DOI: 10.1097/md.0000000000044123 ISSN: 1536-5964

Causal relationship between vitamin D and adult height: A bidirectional Mendelian randomization study

Lianhui Chen, Min Wu, Zhenzhong Zeng, Xiaohao Hu, Yongfen Wang

Vitamin D is critical for skeletal growth, but its causal link to adult height remains uncertain due to limitations in observational studies and randomized controlled trials. This study aimed to explore the bidirectional causal relationship between circulating vitamin D levels and adult height using Mendelian randomization (MR). A bidirectional 2-sample MR analysis was performed with large-scale genome-wide association study data. Vitamin D data were sourced from the Pan-UKB (n = 383,324 European individuals), and height data from FinnGen R12 (n = 364,629 Finnish individuals). Genetic instruments were selected based on genome-wide significance (P < 5 × 10‐8) and independence (linkage disequilibrium r² < 0.001). Multiple MR approaches, including inverse variance weighted (IVW), MR-Egger, and weighted median, were applied, with sensitivity analyses to evaluate pleiotropy and heterogeneity.
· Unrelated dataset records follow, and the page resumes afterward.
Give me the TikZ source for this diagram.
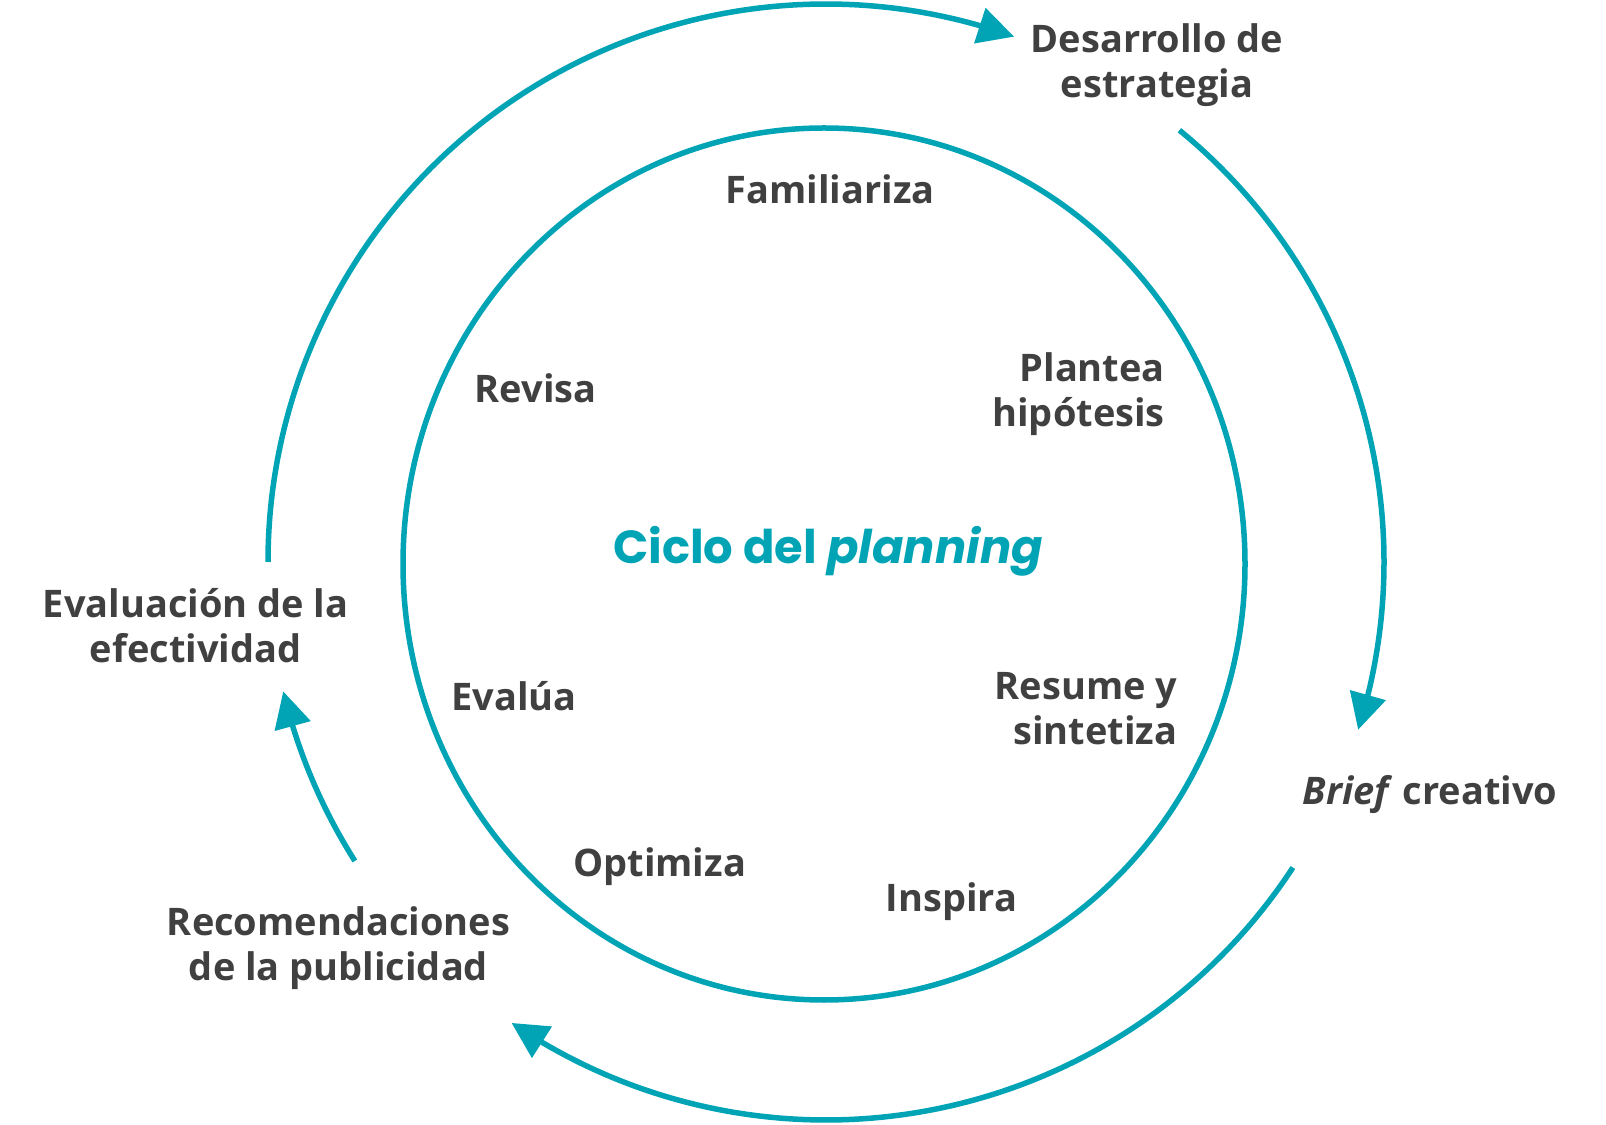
\documentclass[tikz,border=0pt]{standalone}
\usepackage{fontspec}
\setmainfont{Open Sans}
\newfontfamily\titlefont{Poppins}
\usetikzlibrary{arrows.meta,bending}
\definecolor{teal1}{RGB}{0,164,181}
\definecolor{txt}{RGB}{64,64,64}
\begin{document}
\begin{tikzpicture}[x=0.01cm,y=0.01cm,
  lbl/.style={inner sep=0pt,text=txt,font=\fontsize{10.8}{12.8}\selectfont\bfseries},
  ttl/.style={inner sep=0pt,text=teal1,font=\fontsize{13.2}{15}\selectfont\titlefont\bfseries},
  ring/.style={draw=teal1,line width=0.055cm},
  cyc/.style={draw=teal1,line width=0.055cm,-{Triangle[length=0.36cm,width=0.36cm]}}]
\useasboundingbox (0,0) rectangle (1606,1124);
\coordinate (O) at (826,562);
\coordinate (Oi) at (824,560);
% inner ring
\draw[ring] (Oi) ellipse [x radius=421, y radius=436];
% labels
\node[lbl,align=center] (estr) at (1157,1059) {Desarrollo de\\estrategia};
\node[lbl,align=center] (brief) at (1430,319) [anchor=base] {\textit{Brief} creativo};
\node[lbl,align=center] (recom) at (338.5,176) {Recomendaciones\\de la publicidad};
\node[lbl,align=center] (evalef) at (195.6,498) {Evaluación de la\\efectividad};
\node[lbl,anchor=base] (fam) at (830,920) {Familiariza};
\node[lbl,anchor=east,align=right] (plan) at (1165.5,730) {Plantea\\hipótesis};
\node[lbl,anchor=base] (rev) at (535.7,721.5) {Revisa};
\node[ttl,anchor=base] (title) at (828,560) {Ciclo del \textit{planning}};
\node[lbl,anchor=base] (evalua) at (514,413) {Evalúa};
\node[lbl,anchor=east,align=right] (res) at (1178,415) {Resume y\\sintetiza};
\node[lbl,anchor=base] (opt) at (659.6,248) {Optimiza};
\node[lbl,anchor=base] (insp) at (951.5,212.5) {Inspira};
% outer cycle arcs
\coordinate (a1) at ([shift={(180:558)}]O);
\coordinate (a2) at ([shift={(50.7:558)}]O);
\coordinate (a3) at ([shift={(-33.2:558)}]O);
\coordinate (a4) at ([shift={(212.4:558)}]O);
\draw[cyc] (a1) arc[start angle=180, end angle=70.3, radius=558];
\draw[cyc] (a2) arc[start angle=50.7, end angle=-17.5, radius=558];
\draw[cyc] (a3) arc[start angle=-33.2, end angle=-124.3, radius=558];
\draw[cyc] (a4) arc[start angle=212.4, end angle=193.4, radius=558];
\end{tikzpicture}
\end{document}
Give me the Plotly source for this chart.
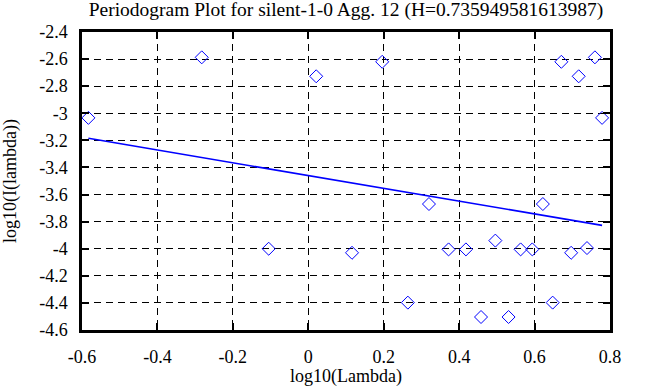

Genetically predicted higher vitamin D concentrations were associated with increased adult height, with each standard deviation increase in vitamin D corresponding to a 0.046 standard deviation height increase (P = 1.53 × 10‐5, IVW method). Sensitivity analyses supported this finding, showing no directional pleiotropy. Conversely, no causal effect of height on vitamin D levels was detected (β = 0.008, P = .343, IVW method). This study provides genetic evidence supporting a modest causal effect of circulating vitamin D levels on adult height, with no evidence of reverse causality. These findings complement and extend prior randomized controlled trials evidence, highlighting the role of vitamin D in skeletal development while underscoring that supplementation alone is unlikely to yield substantial height gains in vitamin D-replete populations.